Faculty Punished for Reporting Title IX Violations and Sexual Harassment: Feather River Community College Cases

Civil rights laws like Title IX of the Education Amendments of 1972 do more than prohibit gender discrimination in education. Title IX also protects educators who challenge discriminatory treatment on their campuses.

Unfortunately, too many educators who stand up for fair treatment face retaliation. The cases filed by Paul Thein, Laurel Wartluft, and Michelle Jaureguito against Feather River Community College highlight the importance of protecting faculty and staff who advocate for gender equity.

AAUW is proud to support these cases.

The Story behind the Feather River Cases

Paul Thein, Laurel Wartluft, and Michelle Jaureguito are former employees of Feather River Community College in California. In 2006, they filed whistleblower lawsuits against Feather River, alleging that the college violated Title IX by retaliating against them for complaining about sex discrimination, among other claims. Although their suits were filed as separate cases, all three cite related incidents in 2005. AAUW began supporting their cases in 2007.

Thein was a seven-year employee of Feather River. By the end of his tenure, Thein had been appointed vice president of student services. He worked with Jaureguito, who was the director of the Upward Bound and Talent Search programs (which help high school students from disadvantaged backgrounds attend college), and Wartluft, who had been hired on an emergency basis as the head coach of the women’s basketball team and a part-time faculty member.

In the spring and summer of 2005, Thein alleges, he began to voice concerns about the college’s Title IX compliance. He was concerned that the college was not treating the women’s coaching staff equally. He recommended making the head coach of women’s basketball a full-time tenure-track position. The college formed a hiring committee to evaluate candidates for a permanent position.

Wartluft, still serving as an emergency hire, applied for the position and seconded Thein’s concerns about discriminatory treatment of the women’s coaching staff. Thein advocated for Wartluft’s hire and believed he had succeeding in convincing the college that the position should be full-time and tenure track. Despite Wartluft’s significant qualifications, the hiring committee initially ranked a candidate with no collegiate coaching experience ahead of Wartluft.

In late summer 2005, Thein was authorized to offer Wartluft the permanent head coach position, and she accepted. However, Wartluft never received her written contract. Although she began teaching the next school year as a new full-time hire, she alleges that the college never paid her. She repeatedly asked when she would receive her contract and her pay. Expecting to finally receive her contract, she met with the human resources director, only to be given a letter reassigning her coaching responsibilities and effectively terminating her.

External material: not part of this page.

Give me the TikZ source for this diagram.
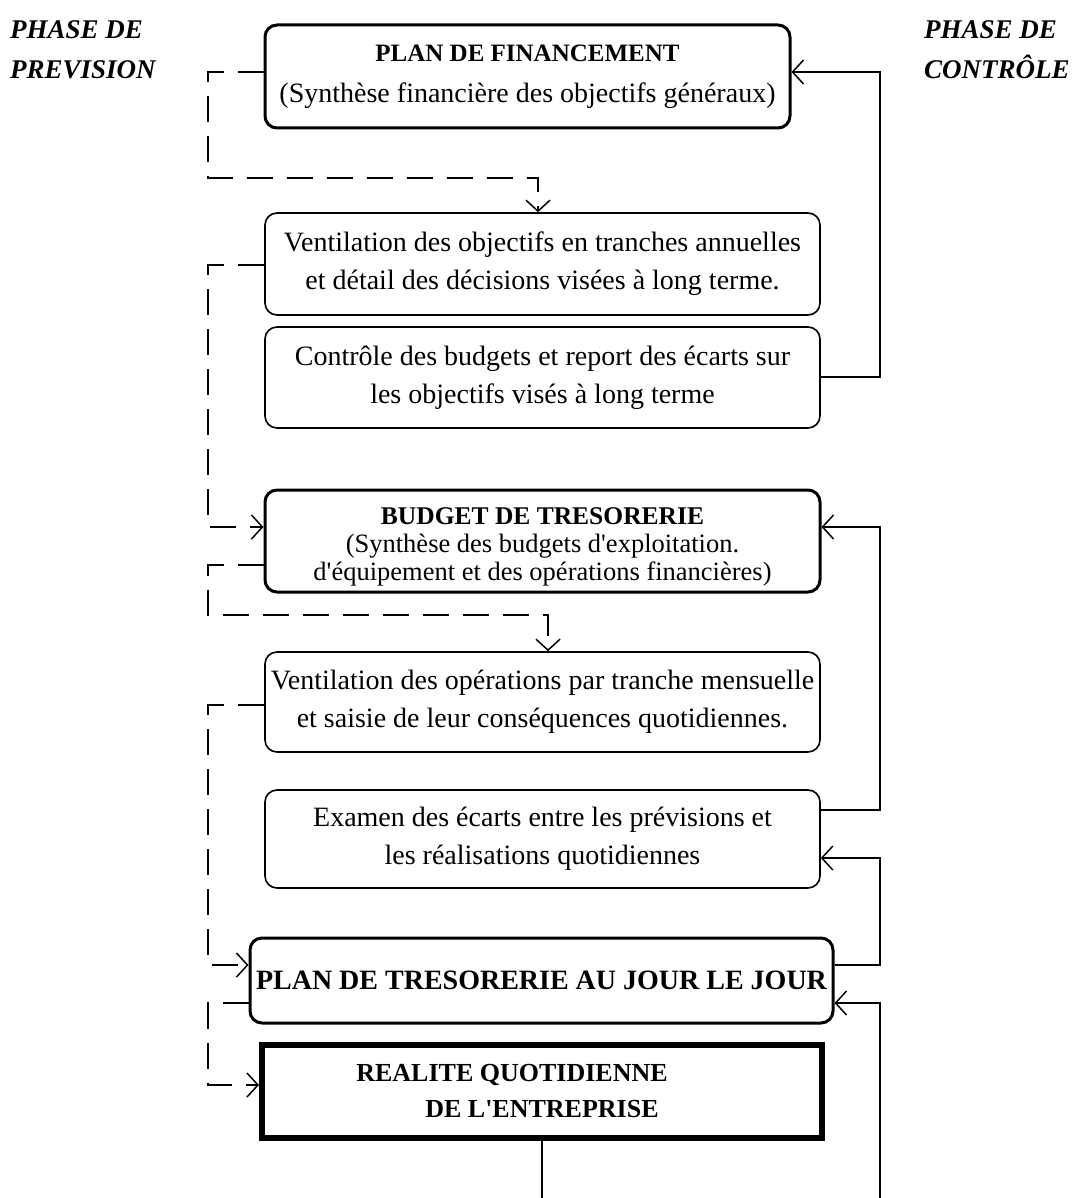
\documentclass[tikz,border=0pt]{standalone}
\usepackage{fontspec}
\setmainfont{Liberation Serif}
\usetikzlibrary{arrows.meta}
\newcommand{\apos}{\textquotesingle}
\begin{document}
\begin{tikzpicture}[x=1pt,y=-1pt,
  box/.style={draw, rounded corners=12pt, line width=1.6pt, align=center,
    inner sep=0pt, font=\fontsize{28}{38}\selectfont},
  keybox/.style={box, line width=3pt},
  realbox/.style={draw, line width=6pt, align=center, inner sep=0pt,
    font=\fontsize{26}{36}\selectfont\bfseries},
  flow/.style={line width=1.5pt, -{Straight Barb[length=11pt,width=24pt]}},
  plan/.style={flow, dash pattern=on 26pt off 14pt},
  link/.style={line width=1.5pt},
  phase/.style={font=\fontsize{27}{40}\selectfont\bfseries\itshape,
    align=left, anchor=north west, inner sep=0pt}
]
\useasboundingbox (0,0) rectangle (1080,1198);

% phase headings
\node[phase] (prev) at (10,20) {PHASE DE\\PREVISION};
\node[phase] (ctrl) at (924,20) {PHASE DE\\CONTRÔLE};

% boxes
\node[keybox, minimum width=525pt, minimum height=103pt,
  font=\fontsize{28}{40}\selectfont] (fin) at (527.5,76.5)
  {{\fontsize{25}{40}\selectfont\bfseries PLAN DE FINANCEMENT}\\[1pt]
   (Synthèse financière des objectifs généraux)};
\node[box, minimum width=555pt, minimum height=102pt] (vobj) at (542.5,264)
  {Ventilation des objectifs en tranches annuelles\\
   et détail des décisions visées à long terme.};
\node[box, minimum width=555pt, minimum height=101pt] (cbud) at (542.5,377.5)
  {Contrôle des budgets et report des écarts sur\\
   les objectifs visés à long terme};
\node[keybox, minimum width=555pt, minimum height=102pt] (bud) at (542.5,541) {};
\node[align=center, inner sep=0pt, font=\fontsize{26.5}{28}\selectfont]
  (budtext) at (542.5,547)
  {{\fontsize{25.5}{28}\selectfont\bfseries BUDGET DE TRESORERIE}\\
   (Synthèse des budgets d\apos exploitation.\\
   d\apos équipement et des opérations financières)};
\node[box, minimum width=555pt, minimum height=100pt] (vop) at (542.5,702)
  {Ventilation des opérations par tranche mensuelle\\
   et saisie de leur conséquences quotidiennes.};
\node[box, minimum width=555pt, minimum height=98pt] (exam) at (542.5,839)
  {Examen des écarts entre les prévisions et\\
   les réalisations quotidiennes};
\node[keybox, minimum width=583pt, minimum height=85pt,
  font=\fontsize{28}{34}\selectfont\bfseries] (jour) at (541.5,980.5)
  {PLAN DE TRESORERIE AU JOUR LE JOUR};
\node[realbox, minimum width=560pt, minimum height=93pt] (real) at (542,1091.5)
  {REALITE QUOTIDIENNE\hspace*{60pt}\\DE L\apos ENTREPRISE};

% loose ends at the lower edge
\coordinate (realout) at (real.south |- 0,1198);
\coordinate (feedin) at (880,1198);

% forecasting links (dashed, left side)
\draw[plan] (fin.west |- 0,72) -- (208,72) -- (208,178) -- (538,178)
  -- (538,0 |- vobj.north);
\draw[plan] (vobj.west |- 0,265) -- (208,265) -- (208,527) -- (bud.west |- 0,527);
\draw[plan] (bud.west |- 0,565) -- (208,565) -- (208,615) -- (548,615)
  -- (548,0 |- vop.north);
\draw[plan] (vop.west |- 0,705) -- (208,705) -- (208,965) -- (jour.west |- 0,965);
\draw[plan] (jour.west |- 0,1003) -- (208,1003) -- (208,1085) -- (real.west |- 0,1085);

% control links (solid, right side)
\draw[flow] (cbud.east |- 0,377) -- (880,377) -- (880,72) -- (fin.east |- 0,72);
\draw[flow] (exam.east |- 0,810) -- (880,810) -- (880,527) -- (bud.east |- 0,527);
\draw[flow] (jour.east |- 0,965) -- (880,965) -- (880,858) -- (exam.east |- 0,858);
\draw[flow] (feedin) -- (880,1003) -- (jour.east |- 0,1003);
\draw[link] (real.south) -- (realout);
\end{tikzpicture}
\end{document}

During the same period, Jaureguito and Thein were struggling with a different issue. In July 2005, Jaureguito received reports of sexual harassment and inappropriate behavior by a staff member. Several students reported to Jaureguito and to Thein that a particular staff member had sexually harassed and inappropriately touched students. Jaureguito and Thein reported the students’ complaints to the college president. In response, Jaureguito alleges, the college president warned Jaureguito and Thein to “protect themselves” from possible retaliation by the staff member’s father, who was a senior faculty member at Feather River.

Thein and Jaureguito claim that the college retaliated against them for reporting and investigating the students’ complaints. In September, Thein was informed that his employment contract would not be renewed for another year. Then, in November, he was placed on administrative leave through the end of his contract.

Jaureguito faced similar retaliation. Shortly after reporting the complaints, Jaureguito alleges, she was charged with a baseless disciplinary action (which was eventually dismissed) and harassed by staff. Although she reported the retaliatory harassment several times, it continued. Finally, as a result of the ongoing harassment, she was forced to quit her job in April 2006.

Thein filed suit against Feather River in August 2006; Jaureguito and Wartluft filed similar suits in November 2006. All three cases were eventually referred to California’s State Personnel Board. In August 2009, a California SPB judge issued a decision in favor of all three plaintiffs, ordering their reinstatement and awarding them back pay and damages. Feather River appealed the SPB judge’s decision. After a lengthy appeal, the full SPB upheld the judge’s 2009 decision in the plaintiffs’ favor. Now, more than eight years after filing suit, the plaintiffs hope that their cases are finally coming to an end.

Why These Cases Matter

Civil rights laws are only effective if they are enforced. Without faculty and staff who are willing to fight for fairness, laws like Title IX wouldn’t be much use. The Feather River cases highlight the importance of protecting educators who do the right thing.

AAUW Members and Supporters Make It Possible

The AAUW Legal Advocacy Fund has been crucial to the success of many gender discrimination cases during its 33-year history. The case support program provides financial and organizational backing for plaintiffs who are challenging gender discrimination in education and the workplace. The funds come directly from the generous contributions of AAUW members.